神社のお祭りで飴細工のお店を出している、2人の青年の物語。この世ならざるモノが見えてしまう叶義の指示で、牡丹が作る妖怪型の飴細工には、不思議な力があるのです。それは、その人に憑いている妖怪を落とす力。しかし、妖怪を落としてしまうことが、その人にとって良いことなのかどうかは、別の話です。
美容師の女性に憑いた「赤錆」は、彼女の指先を限界以上に動かし続けていました。もはや「赤錆」なしには、鋏を握ることもできなくなっていたのです。ダンスが得意なのに運に見放されていた女子高生には「運種」が憑いていました。妖怪を落とした彼女は、自分の力で運を招き寄せることができるのでしょうか。
中年女性に、牡丹と亡くした息子と混同させたのは「醜美」の仕業でした。にのせいでした。息子を天才芸術家と思い込んだ女性には、過剰な期待で息子を死に追いやってしまった過去があったのです。そして子供時代に神隠しにあったことがある叶義は、その時に一緒に遊んだ「狐繰」と再会。「狐繰」が与えてくれる「もう一度」とは、いったいどんな能力だったのでしょう。

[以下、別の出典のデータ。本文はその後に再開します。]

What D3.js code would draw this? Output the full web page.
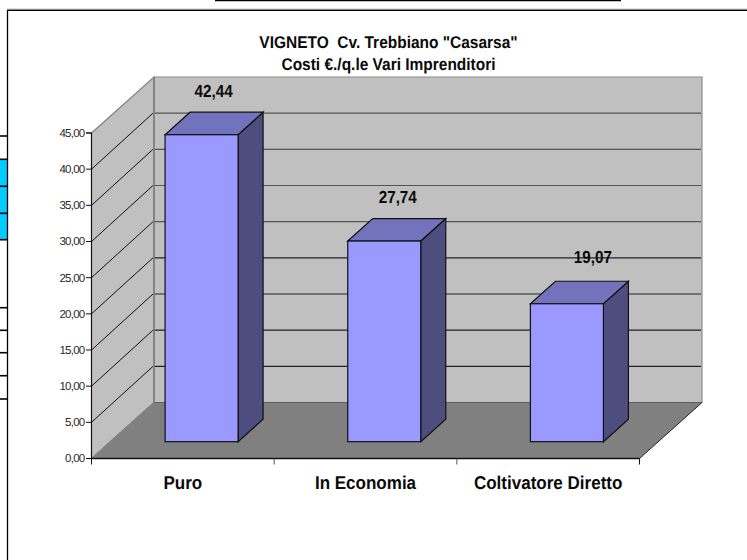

荒削りだったデビュー作『ミミズクと夜の王』の頃と比べると、完成度の高い作品を書くようになったと思います。ただ、『サエズリ図書館のワルツさん』や『ブランコ乗りのサン=テグジュペリ』では色濃く残っていた「ダーク・ファンタジー」の印象が、若干薄くなっているようなのが気になります。主人公に「イケメン2人組」を持ってきたせいでしょうか。